August 4, 2009 9:52 am

Please don’t put posts like this on WUWT. The blanket analogy is simple BUT misleading and wrong and does not reflect well on a website that usually publishes decent and thoughful comments on science.
The lack of a hotspot does indeed show that the models are failing to model the real world with accuracy but this doesn’t prove anything about AGW .. it just shows the models are bad models.

Richard111
August 4, 2009 10:17 am

I have no specific science training apart from some electronics.
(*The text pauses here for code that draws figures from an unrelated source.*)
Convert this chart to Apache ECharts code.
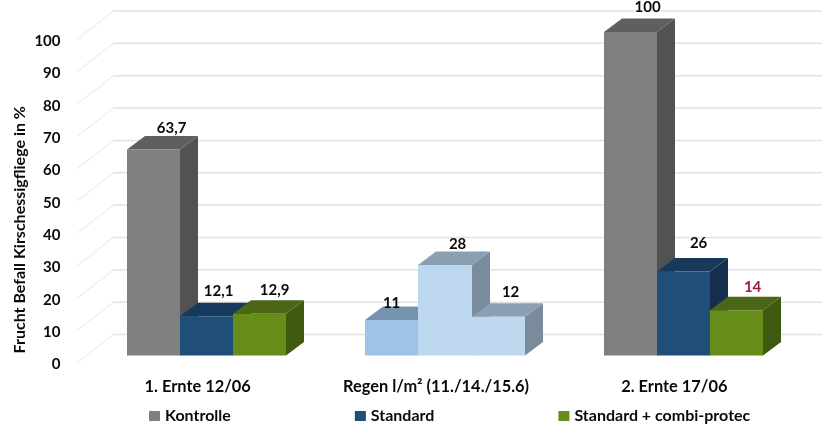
<!DOCTYPE html>
<html>
<head>
<meta charset="utf-8">
<style>
  html, body { margin: 0; background: #fff; }
  #chart { width: 822px; height: 430px; }
</style>
</head>
<body>
<div id="chart"></div>
<script src="https://cdn.jsdelivr.net/npm/echarts@6/dist/echarts.min.js"></script>
<script>
const categories = ['1. Ernte 12/06', 'Regen l/m² (11./14./15.6)', '2. Ernte 17/06']
const kontrolle = [63.7, 11, 100]
const standard = [12.1, 28, 26]
const combiProtec = [12.9, 12, 14]
const wallTicks = [0, 10, 20, 30, 40, 50, 60, 70, 80, 90, 100]

const fontFamily = 'Lato, "Open Sans", sans-serif'
const textColor = '#0a0a0a'

// front / top / side of every bar, the rain group has its own blues
const gray = ['#7f7f7f', '#5f5f5f', '#525252']
const blue = ['#1f4e79', '#173a5c', '#132f4d']
const green = ['#668c1a', '#4b6614', '#3f5a10']
const rainDark = ['#9dc3e6', '#7593ae', '#7a8b9b']
const rainLight = ['#bdd7ee', '#8b9fb2', '#7a8b9b']

// 3d offset of the bar depth
const depthX = 18
const depthY = -13.5

function quad(points, color) {
  return { type: 'polygon', shape: { points }, style: { fill: color } }
}

// every bar is front, top and side face, placed through the axes
function barRenderer(slot, colors, nudges, labelColors) {
  return (params, api) => {
    const i = api.value(0)
    const value = api.value(1)
    const band = api.size([1, 0])[0]
    const w = band * 0.2231
    const center = api.coord([i, 0])[0]
    // whole pixels, otherwise same coloured neighbours show a seam
    const x0 = Math.round(center - 1.5 * w + slot * w)
    const x1 = Math.round(center - 1.5 * w + (slot + 1) * w)
    const yBase = api.coord([i, 0])[1]
    const yTop = api.coord([i, value])[1]
    const c = colors[i]
    return {
      type: 'group',
      children: [
        quad([[x1, yBase], [x1 + depthX, yBase + depthY], [x1 + depthX, yTop + depthY], [x1, yTop]], c[2]),
        quad([[x0, yTop], [x1, yTop], [x1 + depthX, yTop + depthY], [x0 + depthX, yTop + depthY]], c[1]),
        quad([[x0, yBase], [x1, yBase], [x1, yTop], [x0, yTop]], c[0]),
        {
          type: 'text',
          z2: 10,
          style: {
            x: x0 + w / 2 + nudges[i][0],
            y: yTop + depthY + nudges[i][1],
            text: String(value).replace('.', ','),
            align: 'center',
            verticalAlign: 'middle',
            fill: labelColors[i],
            font: 'bold 15px ' + fontFamily
          }
        }
      ]
    }
  }
}

// back wall lines with the diagonal running forward to the axis labels
function wallRenderer(params, api) {
  const y = api.coord([0, api.value(0)])[1]
  const left = params.coordSys.x
  const backX = left + 26
  const backY = y - 21
  const lineStyle = { stroke: '#e2e2e2', lineWidth: 1.5 }
  return {
    type: 'group',
    children: [
      { type: 'line', shape: { x1: left - 10, y1: y + 7, x2: backX, y2: backY }, style: { stroke: '#e6e6e6', lineWidth: 1 } },
      { type: 'line', shape: { x1: backX, y1: backY, x2: 822, y2: backY }, style: lineStyle }
    ]
  }
}

function barSeries(name, values, slot, colors, nudges, labelColors) {
  return {
    name,
    type: 'custom',
    coordinateSystem: 'cartesian2d',
    clip: false,
    itemStyle: { color: colors[0][0] },
    encode: { x: 0, y: 1 },
    data: values.map((v, i) => [i, v]),
    renderItem: barRenderer(slot, colors, nudges, labelColors)
  }
}

const chart = echarts.init(document.getElementById('chart'))
chart.setOption({
  backgroundColor: '#fff',
  animation: false,
  grid: { left: 87.5, right: 19.5, top: 32, bottom: 74.5, outerBoundsMode: 'none', containLabel: false },
  legend: {
    left: 144,
    top: 403,
    itemWidth: 11,
    itemHeight: 10,
    itemGap: 124,
    icon: 'rect',
    data: ['Kontrolle', 'Standard', 'Standard + combi-protec'],
    textStyle: { color: textColor, fontFamily, fontWeight: 'bold', fontSize: 16 }
  },
  xAxis: {
    type: 'category',
    data: categories,
    axisLine: { show: false },
    axisTick: { show: false },
    splitLine: { show: false },
    axisLabel: {
      interval: 0,
      margin: 23,
      padding: [0, 18, 0, 0],
      color: textColor,
      fontFamily,
      fontWeight: 'bold',
      fontSize: 16.4
    }
  },
  yAxis: {
    type: 'value',
    min: 0,
    max: 100,
    interval: 10,
    name: 'Frucht Befall Kirschessigfliege in %',
    nameLocation: 'middle',
    nameGap: 60,
    nameMoveOverlap: false,
    nameTextStyle: {
      color: textColor,
      fontFamily,
      fontWeight: 'bold',
      fontSize: 16,
      padding: [0, 72, 0, 0]
    },
    axisLine: { show: false },
    axisTick: { show: false },
    splitLine: { show: false },
    axisLabel: {
      margin: 27,
      verticalAlign: 'top',
      lineHeight: 18,
      color: textColor,
      fontFamily,
      fontWeight: 'bold',
      fontSize: 15
    }
  },
  series: [
    {
      type: 'custom',
      coordinateSystem: 'cartesian2d',
      clip: false,
      silent: true,
      encode: { y: 0 },
      data: wallTicks.map((v) => [v]),
      renderItem: wallRenderer
    },
    barSeries('Kontrolle', kontrolle, 0, [gray, rainDark, gray],
      [[18, -8], [0, -3], [17, -11]], [textColor, textColor, textColor]),
    barSeries('Standard', standard, 1, [blue, rainLight, blue],
      [[12, -12], [13, -7], [15, -15]], [textColor, textColor, textColor]),
    barSeries('Standard + combi-protec', combiProtec, 2, [green, rainLight, green],
      [[15, -10], [12, -11], [16, -10]], [textColor, textColor, '#9e1b3c'])
  ]
})
</script>
</body>
</html>
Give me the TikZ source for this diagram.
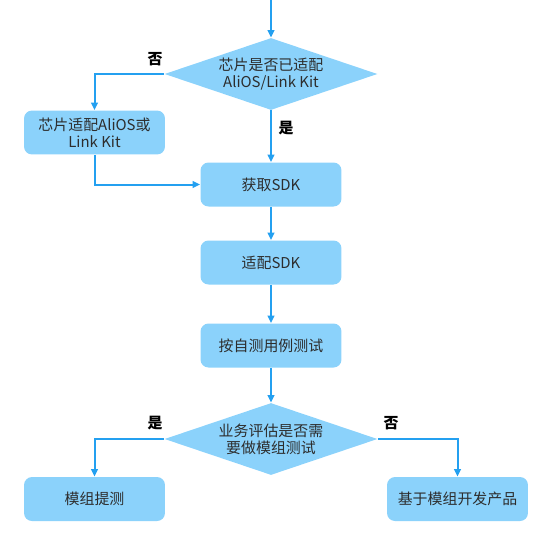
\documentclass[tikz,border=0pt]{standalone}
\usepackage{fontspec}
\setmainfont{Noto Sans CJK SC}
\usetikzlibrary{shapes.geometric,arrows.meta}
\definecolor{boxfill}{RGB}{139,210,251}
\definecolor{flowline}{RGB}{36,160,240}
\definecolor{boxtext}{RGB}{45,45,45}
\tikzset{
	stepbox/.style={rectangle, rounded corners=0.16cm, fill=boxfill, draw=none,
		minimum width=2.82cm, minimum height=0.88cm, inner sep=0pt, align=center,
		text=boxtext, font=\fontsize{8.5pt}{9.7pt}\selectfont},
	choice/.style={diamond, fill=boxfill, draw=none, shape aspect=2.96,
		minimum width=4.26cm, minimum height=1.44cm, inner sep=0pt, align=center,
		text=boxtext, font=\fontsize{8.5pt}{9.7pt}\selectfont},
	flow/.style={draw=flowline, line width=0.04cm, -{Triangle[length=0.15cm,width=0.13cm]}},
	answer/.style={font=\fontsize{8.5pt}{9.7pt}\selectfont\bfseries, text=black, inner sep=0pt}
}

\begin{document}
\begin{tikzpicture}[x=0.02cm, y=-0.02cm]
		%%%%% START %%%%%
		\useasboundingbox (0, 0) rectangle (553, 551);
		
		\coordinate (start) at (271, 0);
		\node[choice] (chipok) at (271, 74) {芯片是否已适配\\AliOS/Link Kit};
		\node[stepbox] (port) at (94.5, 132.5) {芯片适配AliOS或\\Link Kit};
		
		\node[stepbox] (getsdk) at (271, 184.5) {获取SDK};
		\node[stepbox] (fitsdk) at (271, 262.5) {适配SDK};
		\node[stepbox] (selftest) at (271, 345.5) {按自测用例测试};
		
		\node[choice] (needtest) at (271, 439) {业务评估是否需\\要做模组测试};
		\node[stepbox] (modtest) at (94.5, 499) {模组提测};
		\node[stepbox] (product) at (457.5, 499) {基于模组开发产品};
		
		\node[answer] (no1) at (155, 59) {否};
		\node[answer] (yes1) at (286, 128) {是};
		\node[answer] (yes2) at (155, 423) {是};
		\node[answer] (no2) at (391, 423) {否};
		
		\draw[flow] (start) -- (chipok.north);
		\draw[flow] (chipok.west) -| (port.north);
		\draw[flow] (chipok.south) -- (getsdk.north);
		\draw[flow] (port.south) |- (getsdk.west);
		\draw[flow] (getsdk.south) -- (fitsdk.north);
		\draw[flow] (fitsdk.south) -- (selftest.north);
		\draw[flow] (selftest.south) -- (needtest.north);
		\draw[flow] (needtest.west) -| (modtest.north);
		\draw[flow] (needtest.east) -| (product.north);
		
		%%%%% END %%%%%
\end{tikzpicture}
\end{document}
I have never believed in the AGW theory simply because I have lived and worked for many years in desert countries.
Summer daytime temperatures often exceed 40C but temperature by next dawn could easily drop below 10C. Definitely no “blanket” effect. Of course we didn’t know about AGW in those days. We only seemed to record daytime maxes.
Maybe somebody could post some desert temperature ranges for clear air max/mins and also for cloudy periods for comparison.

Peter Czerna
August 4, 2009 10:35 am

– I find the analogy in this article incomprehensible – and I am certainly no AGW-er. It seems to me that the last thing we should be talking about to explain the GHG effect is a blanket. The IR-hotspot analogy is not applicable IMO.
– The terrifying colors in the first of the two graphs represent ‘total linear CHANGE over 1958-1999’ according to the scale. The colors of the second graph represent ‘linear trend °C/decade’, whatever that is (no timeframe either).
What is being compared with what here?
Given the sloppiness we get from the AGW-ers, I think we should try and hold ourselves to a higher standard on this site.

Peter Czerna
August 4, 2009 10:36 am

…and the two graphs have different temperature scales – tut, tut.

August 4, 2009 10:40 am

Vincent, this has been resolved already: http://www.climateaudit.org/?cat=129
Santer claimed these two curves – http://blog.sme.sk/blog/560/195013/tropictrends.jpg – are basically the same, but even the last traces of flawed statistics disappeared when whole interval was used for testing, not just till 1999 as he deliberately did.
Actually, there is no proof of increased “greenhouse” effect: no hotspot, no decrease in outgoing IR radiation (which should occur if the “blanket” gets thicker). Even upper tropospheric water shows decrease during the last decades, which hints the opposite, but whether it is a response of self-regulating mechanism against increasing CO2 (per Miskolczi) or against strong solar cycles (this match for relative humidity 300-700mb is remarkable), nobody knows yet.

Nogw
August 4, 2009 10:41 am

Richard111 (10:17:29) : Maybe somebody could post some desert temperature ranges for clear air max/mins and also for cloudy periods for comparison.
That is a very good idea: real data from real environment.